The magnitude and scale of the 26 December 2004 tsunami disaster relative to the size and population of the Maldives is unprecedented in living memory. The tsumani inundated the entire country. One-third of the population, approximately 100,000 people, was severely affected. Their homes were destroyed or heavily damaged, they have no or very limited access to clean water and food, and they are at risk of disease and ill-health.
The lack of access to clean water, adequate shelter, food, sanitation and health infrastructure is having a significant impact on the health status of the population. As a direct result of polluted water and seawater contamination, thousands of people are now facing serious threats of disease such as diarrhoea, typhoid, hepatitis, viral fever, and dysentery. Vector-borne diseases also pose significant threats. Vulnerable groups including pregnant women, children and the elderly are particularly at risk. It is essential to rapidly establish an early-warning communicable disease surveillance, verification and response system for early detection and control of disease outbreaks including the provision of basic laboratory services for confirmation of outbreaks.

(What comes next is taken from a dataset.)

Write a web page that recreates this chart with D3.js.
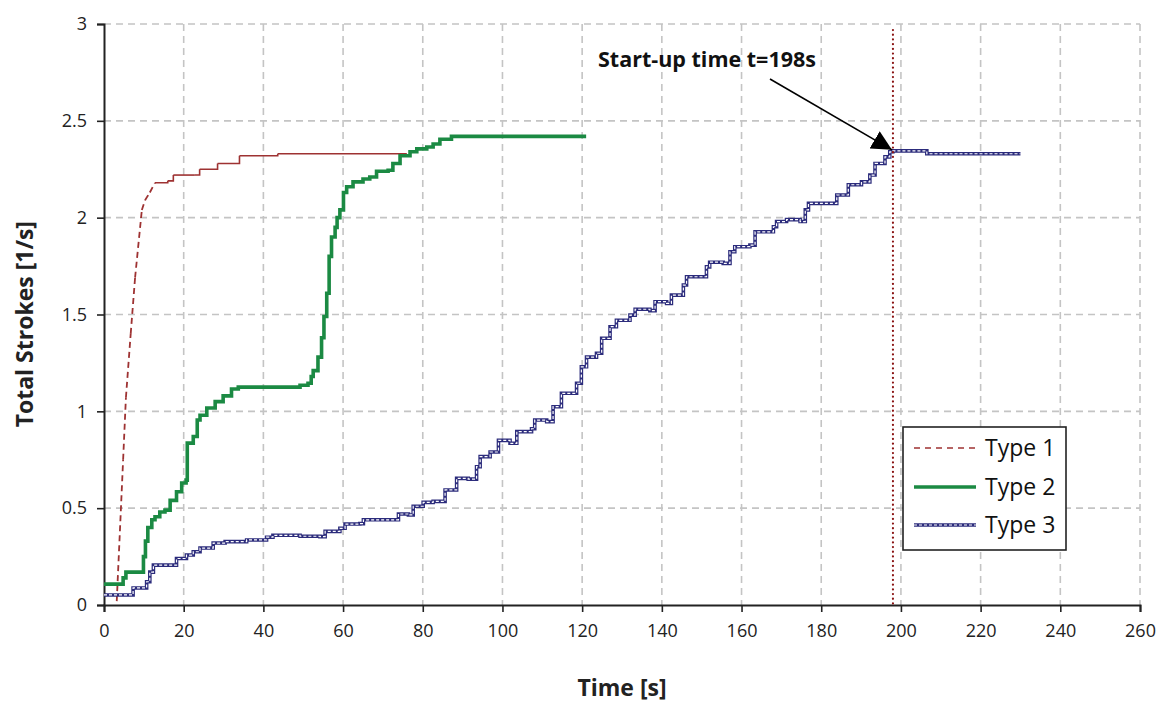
<!DOCTYPE html>
<html>
<head>
<meta charset="utf-8">
<script src="https://cdn.jsdelivr.net/npm/d3@7"></script>
<style>
  html, body { margin: 0; padding: 0; background: #fff; }
  svg { display: block; }
  text { font-family: "Open Sans", "Liberation Sans", sans-serif; }
</style>
</head>
<body>
<svg id="chart" width="1163" height="703"></svg>
<script>
// ---------- data ----------
const xTicks = [0,20,40,60,80,100,120,140,160,180,200,220,240,260];
const yTicks = [0,0.5,1,1.5,2,2.5,3];
const yTickLabels = ["0","0.5","1","1.5","2","2.5","3"];
const seriesNames = ["Type 1","Type 2","Type 3"];

const type1T = [3.2,4.8,5.5,6.7,7.8,9.5,10.3,11.5,12.8,16,17.4,22.8,24,28.5,34,43.6,76];
const type1Y = [0.02,0.75,1.07,1.40,1.69,2.04,2.09,2.13,2.18,2.19,2.22,2.22,2.25,2.28,2.32,2.33,2.33];

const type2T = [0,4.8,5.5,9.9,10.4,11,12,12.8,14,15.3,16.6,18.2,19.5,20.6,20.9,22.4,23.4,24.1,25.8,27.9,29.9,32,33.7,49.2,51.2,52,52.5,53.7,54.6,55.2,55.9,56.5,57.1,58,58.5,59.2,60.1,60.9,62.5,65,66.7,68.4,71.3,72.5,74.3,76.8,78.5,81,82.6,84.3,87.2,121];
const type2Y = [0.108,0.14,0.17,0.25,0.33,0.40,0.44,0.456,0.48,0.49,0.54,0.585,0.63,0.645,0.836,0.87,0.955,0.98,1.017,1.05,1.08,1.115,1.125,1.135,1.145,1.18,1.21,1.28,1.38,1.49,1.61,1.80,1.90,1.95,2.0,2.04,2.13,2.16,2.185,2.20,2.21,2.24,2.245,2.28,2.32,2.34,2.355,2.365,2.38,2.405,2.42,2.42];

const type3T = [0,7.3,10.7,11.5,12.4,18.2,20.7,22.4,24.1,27.4,30.4,35.8,40.8,42.4,49.2,54.2,55.5,59.2,60.5,64.2,65.1,72.6,73.9,76.4,77.6,80.1,82.6,85.6,88.5,91.4,93.5,94.4,96.9,99,101.9,103.6,107.3,108.1,111.1,112.7,114.8,118.6,119.8,121.1,123.6,124.9,127,128.6,132,133.3,137,138.3,141.2,142.4,145.4,146.2,151.2,152,155.4,157.1,158.3,162.1,163.4,168,168.8,171.3,174.7,176,176.8,183.9,186.8,190.1,192.2,193.5,196,197.2,198,206.5,230];
const type3Y = [0.052,0.088,0.12,0.17,0.206,0.24,0.258,0.275,0.294,0.32,0.327,0.336,0.35,0.36,0.355,0.353,0.38,0.396,0.418,0.42,0.44,0.44,0.47,0.465,0.51,0.53,0.535,0.594,0.654,0.65,0.714,0.766,0.79,0.85,0.835,0.895,0.91,0.955,0.947,1.024,1.093,1.145,1.23,1.28,1.30,1.377,1.437,1.47,1.497,1.527,1.52,1.566,1.557,1.60,1.652,1.695,1.746,1.77,1.764,1.824,1.85,1.858,1.927,1.953,1.98,1.99,1.98,2.04,2.074,2.117,2.17,2.185,2.22,2.28,2.314,2.34,2.345,2.33,2.33];

const startupTime = 198;
const annotationText = "Start-up time t=198s";
const xTitle = "Time [s]";
const yTitle = "Total Strokes [1/s]";

// ---------- layout ----------
const svg = d3.select("#chart");
const x = d3.scaleLinear().domain([0,260]).range([104,1140]);
const y = d3.scaleLinear().domain([0,3]).range([605,24]);

const gridColor = "#c4c4c4";
const red = "#9e3232", green = "#1b8a43", navy = "#2c2c7c", dotRed = "#8b1414";

// grid
svg.append("g").selectAll("line.v").data(xTicks.slice(1)).join("line")
  .attr("x1", d => x(d)).attr("x2", d => x(d)).attr("y1", y(3)).attr("y2", y(0))
  .attr("stroke", gridColor).attr("stroke-width", 1.6).attr("stroke-dasharray", "7,5");
svg.append("g").selectAll("line.h").data(yTicks.slice(1)).join("line")
  .attr("x1", x(0)).attr("x2", x(260)).attr("y1", d => y(d)).attr("y2", d => y(d))
  .attr("stroke", gridColor).attr("stroke-width", 1.6).attr("stroke-dasharray", "7,5");

// axes
const xAxis = d3.axisBottom(x).tickValues(xTicks).tickSize(7).tickPadding(12).tickFormat(d3.format("d"));
const yAxis = d3.axisLeft(y).tickValues(yTicks).tickSize(7).tickPadding(10).tickFormat((d,i) => yTickLabels[i]);
const gx = svg.append("g").attr("transform", `translate(0,${y(0)})`).call(xAxis);
const gy = svg.append("g").attr("transform", `translate(${x(0)},0)`).call(yAxis);
[gx, gy].forEach(g => {
  g.select(".domain").attr("stroke", "#222").attr("stroke-width", 2);
  g.selectAll(".tick line").attr("stroke", "#222").attr("stroke-width", 1.6);
  g.selectAll(".tick text").attr("fill", "#222").style("font-size", "18px")
    .style("font-family", "'Open Sans', sans-serif");
});

// axis titles
svg.append("text").attr("x", x(130)).attr("y", 696).attr("text-anchor", "middle")
  .style("font-size", "23px").style("font-weight", "bold").attr("fill", "#222").text(xTitle);
svg.append("text").attr("transform", `translate(33,${y(1.45)}) rotate(-90)`).attr("text-anchor", "middle")
  .style("font-size", "23px").style("font-weight", "bold").attr("fill", "#222").text(yTitle);

// ---------- series ----------
const stepLine = d3.line().x(d => x(d[0])).y(d => y(d[1])).curve(d3.curveStepAfter);

// Type 1: steep rise drawn dashed, stepped plateau drawn solid
const t1 = type1T.map((t,i) => [t, type1Y[i]]);
const g1 = svg.append("g");
for (let i = 0; i < t1.length - 1; i++) {
  const a = t1[i], b = t1[i+1];
  const dy = b[1] - a[1], dt = b[0] - a[0];
  if (dy > 0.035 && dt < 2) {
    g1.append("line").attr("x1", x(a[0])).attr("x2", x(b[0])).attr("y1", y(a[1])).attr("y2", y(b[1]))
      .attr("stroke", red).attr("stroke-width", 1.8).attr("stroke-dasharray", "6,4");
  } else {
    g1.append("path").datum([a, b]).attr("d", stepLine).attr("fill", "none")
      .attr("stroke", red).attr("stroke-width", 1.6);
  }
}

// Type 2
const t2 = type2T.map((t,i) => [t, type2Y[i]]);
svg.append("path").datum(t2).attr("d", stepLine).attr("fill", "none")
  .attr("stroke", green).attr("stroke-width", 3.6);

// Type 3: hollow textured line
const t3 = type3T.map((t,i) => [t, type3Y[i]]);
svg.append("path").datum(t3).attr("d", stepLine).attr("fill", "none")
  .attr("stroke", navy).attr("stroke-width", 3.6);
svg.append("path").datum(t3).attr("d", stepLine).attr("fill", "none")
  .attr("stroke", "#fff").attr("stroke-width", 1.2).attr("stroke-dasharray", "3,2");

// start-up vertical dotted line
svg.append("line").attr("x1", x(startupTime)).attr("x2", x(startupTime))
  .attr("y1", 30).attr("y2", y(0))
  .attr("stroke", dotRed).attr("stroke-width", 2.2).attr("stroke-dasharray", "0.1,4.6").attr("stroke-linecap", "round");

// annotation
const defs = svg.append("defs");
defs.append("marker").attr("id", "arrow").attr("viewBox", "0 0 10 10").attr("refX", 10).attr("refY", 5)
  .attr("markerWidth", 20).attr("markerHeight", 20).attr("markerUnits", "userSpaceOnUse")
  .attr("orient", "auto")
  .append("path").attr("d", "M0,0 L10,5 L0,10 Z").attr("fill", "#000");
svg.append("line").attr("x1", 770).attr("y1", 79).attr("x2", x(startupTime) - 1).attr("y2", y(2.345) - 1)
  .attr("stroke", "#000").attr("stroke-width", 1.6).attr("marker-end", "url(#arrow)");
svg.append("text").attr("x", 598).attr("y", 67).style("font-size", "21.5px").style("font-weight", "bold")
  .attr("fill", "#111").text(annotationText);

// ---------- legend ----------
const lg = svg.append("g");
lg.append("rect").attr("x", 903).attr("y", 427).attr("width", 163).attr("height", 123)
  .attr("fill", "#fff").attr("stroke", "#222").attr("stroke-width", 1.6);
const rows = [448, 487, 525];
rows.forEach((ry, i) => {
  if (i === 0) {
    lg.append("line").attr("x1", 914).attr("x2", 976).attr("y1", ry).attr("y2", ry)
      .attr("stroke", red).attr("stroke-width", 1.6).attr("stroke-dasharray", "6,5");
  } else if (i === 1) {
    lg.append("line").attr("x1", 914).attr("x2", 976).attr("y1", ry).attr("y2", ry)
      .attr("stroke", green).attr("stroke-width", 3.6);
  } else {
    lg.append("line").attr("x1", 914).attr("x2", 976).attr("y1", ry).attr("y2", ry)
      .attr("stroke", navy).attr("stroke-width", 3.6);
    lg.append("line").attr("x1", 914).attr("x2", 976).attr("y1", ry).attr("y2", ry)
      .attr("stroke", "#fff").attr("stroke-width", 1.2).attr("stroke-dasharray", "3,2");
  }
  lg.append("text").attr("x", 985).attr("y", ry + 8).style("font-size", "23px")
    .attr("fill", "#111").text(seriesNames[i]);
});
</script>
</body>
</html>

The importance of addressing reproductive health cannot be underestimated. Currently, there are 1,800 pregnant women scattered across the 200 islands who have been affected by the disaster. Within six months, 900 of these women will deliver their babies, regardless of the health facilities available. To date, one regional hospital, two atoll hospitals, 19 health centers, 21 health posts and 33 family health sections have been damaged to varying degrees. These include many that are severely damaged and are not functioning. Supplies and equipment have been destroyed in multiple health service delivery points.